For project managers new to compliance oversight, my top recommendation is this: get your compliance register into a digital platform before design starts, assign named owners to every item, and schedule a compliance review as part of every project milestone meeting. The PE compliance obligations that trip up developers in Singapore are almost always foreseeable. They just require early attention.
— Aman
How Aectechnicalsg supports mechanical engineering compliance in Singapore
Managing a mechanical engineering compliance list across multiple regulatory authorities requires more than good intentions. It requires consultants who know what SCDF expects at submission, what NEA requires for operational permits, and how to coordinate PE endorsements without delaying the project program.
Aectechnicalsg provides technical advisory services specifically for Singapore developers, project managers, and construction firms navigating mechanical and M&E compliance requirements. From audit preparation and compliance documentation to coordinating formal submissions with BCA, SCDF, NEA, and PUB, the team brings the regulatory knowledge and process management discipline that complex mechanical projects demand. For projects requiring PE endorsement and authority submissions, Aectechnicalsg manages the full submission cycle, reducing the risk of rejection and keeping your project on schedule.
FAQ
What is included in a mechanical engineering compliance list?
A mechanical engineering compliance list covers machine safety assessments, material conformity certificates, pressure system inspections, dimensional tolerance records, authority submissions, and commissioning test reports. In Singapore, it also includes SCDF, NEA, BCA, and PE endorsement items.
Which standards apply most often to Singapore mechanical engineering projects?
ASME BPVC, ISO 12100, ISO 2768, SS EN 13480, and NEA environmental regulations are most frequently applicable.
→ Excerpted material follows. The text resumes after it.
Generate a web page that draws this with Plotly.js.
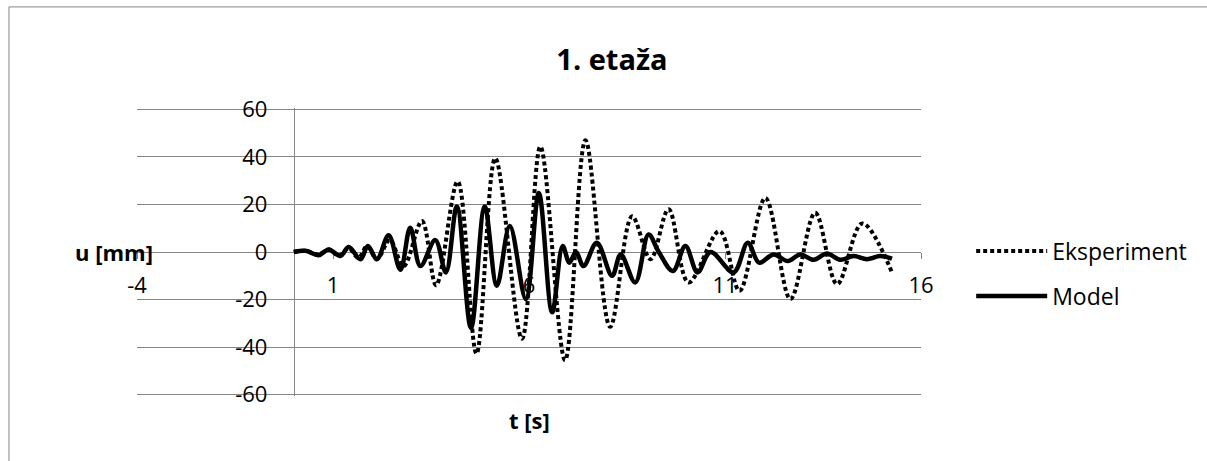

The specific combination depends on the system type, whether it is industrial, commercial, or infrastructure-related.
How often should mechanical engineering compliance audits be conducted?
For facilities subject to OSHA Process Safety Management, triennial audits covering all 14 required management elements are mandatory. For general Singapore projects, internal compliance reviews should align with each major project milestone.
What causes most mechanical compliance failures in Singapore projects?
Poor documentation and unclear ownership are the primary causes. Technical standards are often met, but records are incomplete or not maintained in a format regulators can audit efficiently.
When should PE endorsement be arranged for mechanical projects?
PE endorsement should be engaged during schematic design, not at construction completion. Late engagement is one of the most common causes of submission delay and cost overrun in Singapore mechanical engineering projects.